For these reasons, the collaboration with TWAS aims to empower women to lead concrete projects in climate action that take them outside the lab, deepening both scientific and soft skills such as project management and leadership. 

At the recent workshop organized by TWAS, the team was able to meet five of these amazing researchers in-person: by bringing together women leaders from different countries and backgrounds, the workshop provided a unique opportunity for cross-cultural collaboration and sharing of ideas. 

One of the key takeaways as summed up by Ylann Schemm, Executive Director of the Elsevier Foundations was “the importance of involving women in all stages of the climate action process.” She explains how “women are often disproportionately affected by climate change, but they are also powerful agents of change. It is essential to ensure that women’s voices are heard, their perspectives considered AND integrated to both the research design and implementation phase, for us to develop more effective and equitable solutions to the climate crisis.” 

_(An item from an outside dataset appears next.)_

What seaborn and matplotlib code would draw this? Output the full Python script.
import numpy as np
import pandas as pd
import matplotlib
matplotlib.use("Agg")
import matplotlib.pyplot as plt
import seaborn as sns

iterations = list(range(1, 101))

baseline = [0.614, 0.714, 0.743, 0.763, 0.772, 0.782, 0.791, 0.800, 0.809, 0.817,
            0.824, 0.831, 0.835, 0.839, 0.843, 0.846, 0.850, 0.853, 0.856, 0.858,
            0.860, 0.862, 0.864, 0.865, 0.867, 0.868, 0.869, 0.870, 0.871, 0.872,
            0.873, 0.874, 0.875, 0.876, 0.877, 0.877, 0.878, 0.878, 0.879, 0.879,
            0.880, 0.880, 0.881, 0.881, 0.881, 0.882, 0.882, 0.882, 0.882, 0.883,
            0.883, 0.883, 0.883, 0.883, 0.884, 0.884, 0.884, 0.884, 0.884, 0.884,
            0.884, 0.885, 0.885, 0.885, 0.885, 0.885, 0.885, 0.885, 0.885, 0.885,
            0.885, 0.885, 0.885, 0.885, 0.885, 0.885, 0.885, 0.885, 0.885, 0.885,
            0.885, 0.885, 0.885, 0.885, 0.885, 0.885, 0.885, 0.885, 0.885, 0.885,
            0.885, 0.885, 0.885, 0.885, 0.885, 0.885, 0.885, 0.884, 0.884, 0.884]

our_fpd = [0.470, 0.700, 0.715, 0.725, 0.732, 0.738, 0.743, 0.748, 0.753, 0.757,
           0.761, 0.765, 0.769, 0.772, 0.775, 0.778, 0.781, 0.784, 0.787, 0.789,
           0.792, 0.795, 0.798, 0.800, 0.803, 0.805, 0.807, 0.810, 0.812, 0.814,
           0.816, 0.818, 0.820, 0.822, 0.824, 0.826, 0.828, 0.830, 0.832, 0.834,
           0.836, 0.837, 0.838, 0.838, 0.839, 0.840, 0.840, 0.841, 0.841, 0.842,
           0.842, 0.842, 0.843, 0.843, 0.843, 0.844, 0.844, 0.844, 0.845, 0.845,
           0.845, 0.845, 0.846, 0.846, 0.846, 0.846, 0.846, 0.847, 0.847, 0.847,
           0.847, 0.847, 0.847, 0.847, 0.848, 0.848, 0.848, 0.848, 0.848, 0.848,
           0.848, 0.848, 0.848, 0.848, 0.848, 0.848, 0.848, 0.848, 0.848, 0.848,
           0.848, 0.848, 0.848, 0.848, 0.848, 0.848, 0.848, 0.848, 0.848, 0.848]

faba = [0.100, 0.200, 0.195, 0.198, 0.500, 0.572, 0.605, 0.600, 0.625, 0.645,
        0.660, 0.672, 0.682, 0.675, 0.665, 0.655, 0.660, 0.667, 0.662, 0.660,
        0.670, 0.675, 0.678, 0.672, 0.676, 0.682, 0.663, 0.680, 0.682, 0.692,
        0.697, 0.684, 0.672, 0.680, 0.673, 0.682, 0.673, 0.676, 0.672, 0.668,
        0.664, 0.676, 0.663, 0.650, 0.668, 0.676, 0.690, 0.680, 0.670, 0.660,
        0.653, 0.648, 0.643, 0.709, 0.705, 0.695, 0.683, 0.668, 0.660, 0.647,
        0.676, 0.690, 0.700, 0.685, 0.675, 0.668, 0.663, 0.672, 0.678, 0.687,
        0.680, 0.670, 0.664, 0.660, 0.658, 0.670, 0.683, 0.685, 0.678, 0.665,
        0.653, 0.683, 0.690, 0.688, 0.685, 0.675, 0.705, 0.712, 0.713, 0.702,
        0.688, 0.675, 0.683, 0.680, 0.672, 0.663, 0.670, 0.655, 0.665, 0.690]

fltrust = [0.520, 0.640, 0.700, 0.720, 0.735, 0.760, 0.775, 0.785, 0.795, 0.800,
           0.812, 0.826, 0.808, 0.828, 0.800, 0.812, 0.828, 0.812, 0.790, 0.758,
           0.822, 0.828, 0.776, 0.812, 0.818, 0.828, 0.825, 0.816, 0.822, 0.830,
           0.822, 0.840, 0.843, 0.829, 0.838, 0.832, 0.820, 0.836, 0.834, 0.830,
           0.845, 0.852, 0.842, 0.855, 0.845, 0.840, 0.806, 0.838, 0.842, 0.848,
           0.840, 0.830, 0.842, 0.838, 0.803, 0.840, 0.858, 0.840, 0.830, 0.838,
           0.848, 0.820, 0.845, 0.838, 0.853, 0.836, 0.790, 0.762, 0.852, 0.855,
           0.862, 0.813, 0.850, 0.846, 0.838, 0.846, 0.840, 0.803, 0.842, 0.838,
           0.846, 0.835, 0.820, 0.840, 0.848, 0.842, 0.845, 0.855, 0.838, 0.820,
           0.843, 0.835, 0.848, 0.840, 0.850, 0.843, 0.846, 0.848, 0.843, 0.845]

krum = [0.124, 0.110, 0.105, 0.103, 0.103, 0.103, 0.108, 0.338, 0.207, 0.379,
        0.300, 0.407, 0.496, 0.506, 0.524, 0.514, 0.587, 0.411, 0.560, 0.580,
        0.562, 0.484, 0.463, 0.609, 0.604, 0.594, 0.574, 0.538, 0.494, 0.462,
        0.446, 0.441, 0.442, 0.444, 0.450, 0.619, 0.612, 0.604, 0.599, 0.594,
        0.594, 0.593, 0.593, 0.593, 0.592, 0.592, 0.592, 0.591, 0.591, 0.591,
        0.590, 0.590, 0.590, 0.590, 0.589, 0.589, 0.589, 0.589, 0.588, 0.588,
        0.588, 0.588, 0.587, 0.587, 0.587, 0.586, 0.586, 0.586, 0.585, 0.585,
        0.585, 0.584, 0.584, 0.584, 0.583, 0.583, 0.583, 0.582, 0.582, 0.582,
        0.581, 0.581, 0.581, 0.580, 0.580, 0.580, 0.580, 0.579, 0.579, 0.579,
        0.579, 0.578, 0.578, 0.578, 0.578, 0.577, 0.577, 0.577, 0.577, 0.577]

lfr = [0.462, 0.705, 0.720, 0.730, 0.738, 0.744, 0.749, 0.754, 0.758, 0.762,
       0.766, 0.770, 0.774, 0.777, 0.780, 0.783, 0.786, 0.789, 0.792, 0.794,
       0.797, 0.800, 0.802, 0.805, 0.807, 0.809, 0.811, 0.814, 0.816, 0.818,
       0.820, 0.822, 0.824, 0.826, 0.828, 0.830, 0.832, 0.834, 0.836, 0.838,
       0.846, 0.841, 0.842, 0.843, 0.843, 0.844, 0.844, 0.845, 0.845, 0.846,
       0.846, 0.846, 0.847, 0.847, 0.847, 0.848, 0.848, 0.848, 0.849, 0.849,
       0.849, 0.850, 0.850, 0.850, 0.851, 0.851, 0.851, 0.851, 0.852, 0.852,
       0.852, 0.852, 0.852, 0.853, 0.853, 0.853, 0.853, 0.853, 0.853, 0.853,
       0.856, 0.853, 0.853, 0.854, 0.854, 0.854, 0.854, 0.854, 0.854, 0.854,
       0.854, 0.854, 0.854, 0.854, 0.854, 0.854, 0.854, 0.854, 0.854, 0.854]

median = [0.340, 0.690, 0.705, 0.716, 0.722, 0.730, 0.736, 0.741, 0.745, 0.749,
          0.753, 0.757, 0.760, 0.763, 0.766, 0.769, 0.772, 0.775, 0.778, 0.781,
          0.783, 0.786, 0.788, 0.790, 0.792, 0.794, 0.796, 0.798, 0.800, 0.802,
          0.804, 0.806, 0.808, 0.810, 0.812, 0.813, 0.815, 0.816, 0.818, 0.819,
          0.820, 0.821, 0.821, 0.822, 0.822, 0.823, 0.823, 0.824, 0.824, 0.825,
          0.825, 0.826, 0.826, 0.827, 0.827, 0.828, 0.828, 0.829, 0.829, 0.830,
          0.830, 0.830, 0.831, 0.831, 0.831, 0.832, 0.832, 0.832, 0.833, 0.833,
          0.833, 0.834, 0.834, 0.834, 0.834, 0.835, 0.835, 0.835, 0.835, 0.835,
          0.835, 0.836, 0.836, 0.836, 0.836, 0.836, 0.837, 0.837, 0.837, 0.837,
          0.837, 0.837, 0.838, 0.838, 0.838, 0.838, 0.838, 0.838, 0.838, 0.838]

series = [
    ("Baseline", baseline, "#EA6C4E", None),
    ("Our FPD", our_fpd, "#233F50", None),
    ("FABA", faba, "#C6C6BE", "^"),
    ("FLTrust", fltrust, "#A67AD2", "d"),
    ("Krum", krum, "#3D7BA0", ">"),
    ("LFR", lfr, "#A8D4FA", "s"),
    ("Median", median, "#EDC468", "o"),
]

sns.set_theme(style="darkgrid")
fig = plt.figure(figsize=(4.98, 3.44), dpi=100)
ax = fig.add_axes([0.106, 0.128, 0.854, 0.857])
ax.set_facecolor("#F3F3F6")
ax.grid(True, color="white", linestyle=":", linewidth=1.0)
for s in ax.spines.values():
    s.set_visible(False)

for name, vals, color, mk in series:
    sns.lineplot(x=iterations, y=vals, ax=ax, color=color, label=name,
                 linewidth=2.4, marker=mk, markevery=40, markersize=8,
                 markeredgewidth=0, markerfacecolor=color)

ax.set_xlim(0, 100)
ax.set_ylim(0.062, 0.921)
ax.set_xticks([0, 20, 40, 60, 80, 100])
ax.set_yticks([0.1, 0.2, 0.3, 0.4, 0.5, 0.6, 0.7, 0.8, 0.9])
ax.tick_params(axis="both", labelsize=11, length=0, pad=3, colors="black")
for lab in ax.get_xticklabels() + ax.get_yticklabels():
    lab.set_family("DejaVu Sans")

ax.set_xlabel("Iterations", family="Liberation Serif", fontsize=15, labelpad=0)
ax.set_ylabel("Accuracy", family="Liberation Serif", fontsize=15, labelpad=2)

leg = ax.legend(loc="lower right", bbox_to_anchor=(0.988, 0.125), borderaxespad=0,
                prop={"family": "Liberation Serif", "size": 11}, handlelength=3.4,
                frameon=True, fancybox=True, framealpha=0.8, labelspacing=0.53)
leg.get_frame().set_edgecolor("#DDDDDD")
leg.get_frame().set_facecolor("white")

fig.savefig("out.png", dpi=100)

The workshop featured a line-up of impressive speakers who shared their insights and expertise on key topics related to the climate crisis, science-policy dialogue and climate justice. It also focused on practical and concrete skills such as communication, teamwork dynamics, and how to monitor and document the impact of their work. 

Prof. Kajfež Bogataj, a Nobel Peace Prize winner and professor at the University of Ljubljana in Slovenia, kicked off the workshop with a keynote lecture, emphasizing the importance of scientific research and data in understanding the impacts of climate change and developing effective adaptation strategies. She also stressed the critical role of education in preparing future generations to face the challenges of a changing climate, a point further highlighted by many of the team representatives who have already embedded elements of climate literacy and education in their projects. 

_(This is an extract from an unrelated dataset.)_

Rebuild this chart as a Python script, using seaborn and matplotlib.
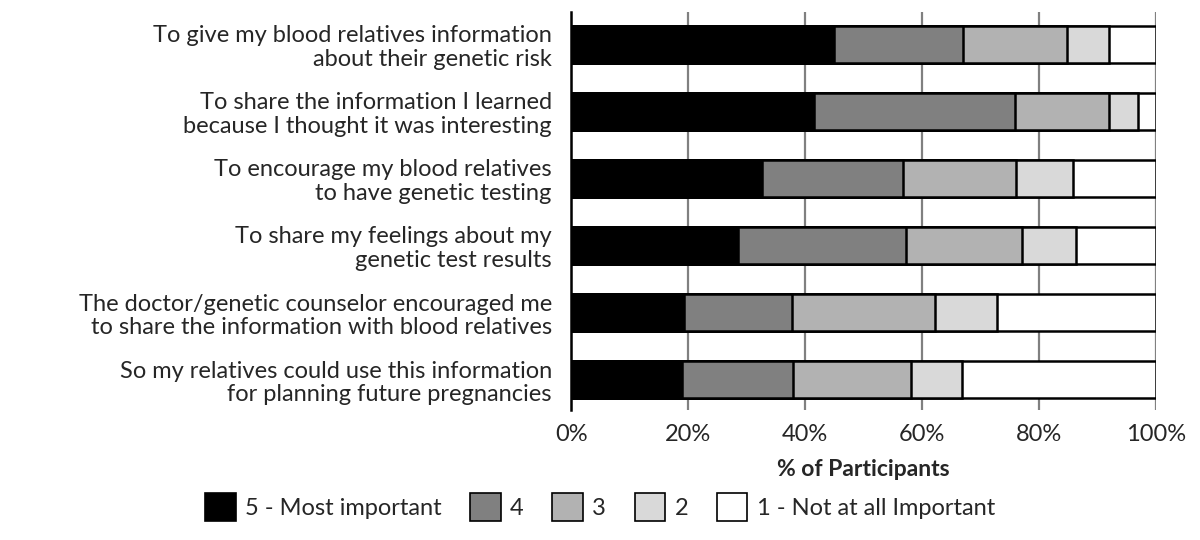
import numpy as np
import pandas as pd
import matplotlib
matplotlib.use("Agg")
import matplotlib.pyplot as plt
from matplotlib.patches import Patch
import seaborn as sns

# Reasons for sharing results (top to bottom)
reasons = [
    "To give my blood relatives information\nabout their genetic risk",
    "To share the information I learned\nbecause I thought it was interesting",
    "To encourage my blood relatives\nto have genetic testing",
    "To share my feelings about my\ngenetic test results",
    "The doctor/genetic counselor encouraged me\nto share the information with blood relatives",
    "So my relatives could use this information\nfor planning future pregnancies",
]

# % of participants per rating
r5 = [44.9, 41.5, 32.6, 28.5, 19.3, 19.0]
r4 = [22.2, 34.4, 24.2, 28.8, 18.5, 19.0]
r3 = [17.8, 16.1, 19.3, 19.8, 24.4, 20.2]
r2 = [7.1, 5.0, 9.7, 9.2, 10.7, 8.7]
r1 = [8.0, 3.0, 14.2, 13.7, 27.1, 33.1]

ratings = ["5 - Most important", "4", "3", "2", "1 - Not at all Important"]
colors = ["#000000", "#808080", "#b2b2b2", "#d9d9d9", "#ffffff"]

df = pd.DataFrame({"reason": reasons, "5": r5, "4": r4, "3": r3, "2": r2, "1": r1})
cum = df[["5", "4", "3", "2", "1"]].cumsum(axis=1)

sns.set_style("white")
plt.rcParams["font.family"] = ["Lato", "DejaVu Sans"]

fig = plt.figure(figsize=(12, 5.4), dpi=100)
ax = fig.add_axes([0.476, 0.241, 0.487, 0.737])

# overlay cumulative bars, widest first
for col, c in zip(reversed(["5", "4", "3", "2", "1"]), reversed(colors)):
    sns.barplot(x=cum[col], y=df["reason"], orient="h", color=c, width=0.55,
                edgecolor="black", linewidth=1.8, saturation=1, ax=ax, zorder=3)

ax.set_xlim(0, 100)
ax.set_ylim(5.45, -0.48)
ax.set_xticks([0, 20, 40, 60, 80, 100])
ax.set_xticklabels(["0%", "20%", "40%", "60%", "80%", "100%"], fontsize=17)
ax.tick_params(axis="y", labelsize=17, length=0, pad=14)
ax.tick_params(axis="x", length=0, pad=10)
ax.set_ylabel("")
ax.set_xlabel("% of Participants", fontsize=16.5, fontweight="bold", labelpad=10)
ax.xaxis.grid(True, color="#808080", linewidth=1.6, zorder=0)
ax.yaxis.grid(False)
for s in ["top", "right", "bottom"]:
    ax.spines[s].set_visible(False)
ax.spines["left"].set_color("black")
ax.spines["left"].set_linewidth(1.8)
for lbl in ax.get_yticklabels():
    lbl.set_horizontalalignment("right")
    lbl.set_multialignment("right")
    lbl.set_linespacing(1.15)

handles = [Patch(facecolor=c, edgecolor="black", linewidth=1.2) for c in colors]
fig.legend(handles, ratings, loc="lower center", bbox_to_anchor=(0.5, -0.005), ncol=5,
           frameon=False, fontsize=17, handlelength=1.3, handleheight=1.5,
           handletextpad=0.4, columnspacing=1.2)

fig.savefig("out.png", dpi=100)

Image caption: Prof. Lučka Kajfež Bogataj, IPCC Nobel Peace Prize 2007 and professor at the University of Ljubljana in Slovenia, joined us for a keynote session on the adaptation and application of scientific knowledge in the context of the climate crisis. 

Dr. Anna Pirani, Head of the Intergovernmental Panel on Climate Change (IPCC) Working Group Technical Support Unit, moderated a discussion on gender as a component of the response to climate change, together with her colleagues at the IPCC, including Elsevier Climate Advisory Board member, Dr. Joyashree Roy.  This discussion highlighted how gender issues are central to the climate crisis and that gender-responsive policies and strategies are essential for effective climate action, including the importance of engaging women and girls in climate-related decision-making processes, given their unique experiences and perspectives.  

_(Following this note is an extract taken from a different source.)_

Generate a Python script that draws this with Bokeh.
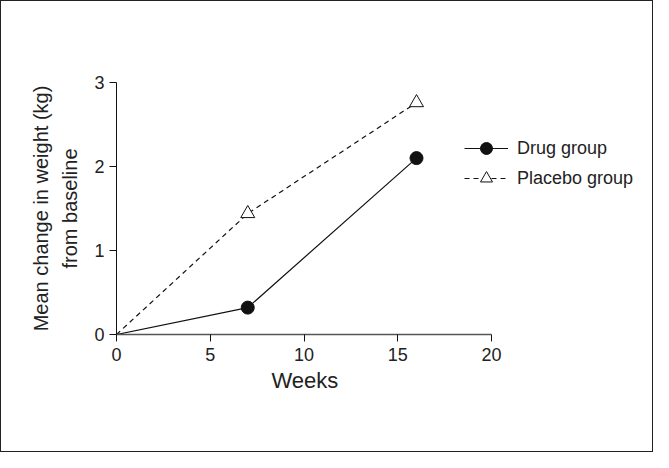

Esther Gathoni Kanduma,  a grant recipient who works on climate-resilient pastoralism, noted: “Women are normally left out when capacity building empowerment activities take place. They are ignored”, she said “People look at women like they should not be empowered, like they don’t need to know. And yet in my country, Kenya, we have a proverb that says:  if you want to educate a nation, educate a woman. Women are progressive, they share the knowledge. They are the most vulnerable and mostly affected by climate change, and they need to understand where this problem is coming from and that solutions can come from them.”  

She explained that “in Kenya, pastoral women are responsible for household food security. This is why, in the face of climate change, they need really to adapt by identifying new food generating activities that they can be involved in, as well as other income generating activities, for them to be able to survive and persevere throughout this crisis.” 

Image caption: Kenyan biochemist Esther Gathoni Kanduma, who leads a project on climate-smart pastoralism in Kenya through the TWAS-Elsevier Foundation grant. The project focuses on mentoring and capacity building of women and girls in pastoral communities in Kenya. Climate-smart technologies are applied to fodder production, methane-reducing livestock probiotics, sustainable bee farming/conservation, agroforestry and rehabilitation of degraded rangelands. 

“I am so grateful that the TWAS and Elsevier Foundation team were able to identify the unique character of our project focusing on pastoral communities,” said Esther “No one has ever given indigenous pastoral communities a voice, no one has ever focused on them. Yet in Sub-Saharan Africa, a lot of arid and semi-arid lands are the ones that are mostly affected by climate change. As a woman, I have an opportunity to empower other women, especially the most vulnerable. And I’m able to tap into their energy, into the indigenous knowledge, for us to identify and come together with a solution that can be applicable in their own local settings.” 

The Elsevier Foundation TWAS workshop was a powerful reminder of the critical role of women’s leadership in addressing global challenges, underscoring the importance of collaboration and cross-sectoral partnerships in advancing gender equity and climate action.